The first question that is usually asked by a non-Mason is "What is freemasonry?" There are many definitions of the word, but none are complete since the organization embraces a wide scope of activity. A very short definition provided by this website is: "Freemasonry is a fraternal organization, religious in character, based on the principle of the Fatherhood of God and the Brotherhood of Man which does charitable work in the community through its members.  In addition, its teachings and ceremonies seek to make good men better and thereby make the world a better place in winch to live." 

Freemasonry is a "voluntary" society in that no one is invited to become a member. Unlike college fraternities and other organizations, Freemasonry never solicits anyone to become a member. As a matter of fact, it is a violation of Masonic law for a member to invite anyone to join. A prospective member must truly come of his own free will and accord.

Freemasonry is not a religion. Sometimes outsiders claim that Freemasonry is a religion. Most Freemasons do belong to an established Church.  Freemasonry is religious in that one cannot become a Freemason unless he believes in God, but there is no religious test applied to the prospective member, nor is he required or asked to subscribe to any religious tenet or dogma.

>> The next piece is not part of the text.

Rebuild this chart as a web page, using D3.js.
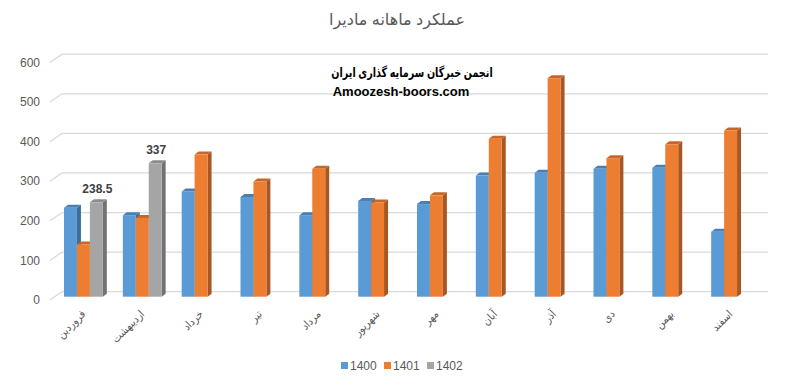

It is forbidden to discuss religion or politics in the Lodge.

Freemasonry is not a "secret society." A secret society is one that keeps its existence in secret, and whose members do not make known their affiliation with the group.  Freemasonry is not a secret society because it does not hide its existence, and members do not hide their membership.  On the contrary, the organization meets in buildings located in public, announces its meetings in newspapers and magazines, engraves the words "Masonic Temple" on many of its buildings, publishes periodicals, and has homes for orphans and the aged. 

The degrees of Freemasonry consist of ceremonies of a strictly serious nature, which teach basic moral truths in an impressive and solemn manner.  When the degrees are completed, the new member is provided a ritual that contains a philosophy of rite that provides the new member with something on which to build a hope that is eternal.

Freemasons are proud to proclaim to the world that we are a serious organization of mature men and woman.  An organization that instills a love of God, teaches charity in its broadest sense, and shows each member how to live a better life.

Non-Masons sometimes wonder at the close bond that exists between Freemasons. There is a simple explanation: Masons are bound together by the deep and abiding knowledge that each of them, during the ceremonies of the degrees, has accepted certain high ethical standards of conduct.  These standards ensure a bond of faith and confidence.

Thousands of books have been published on the subject of Freemasonry.  The matters discussed in this website are just a few of the things about the organization, but it contains enough to information to show that Freemasonry is one of the great organizations of the world and a steadying influence in a faltering civilization.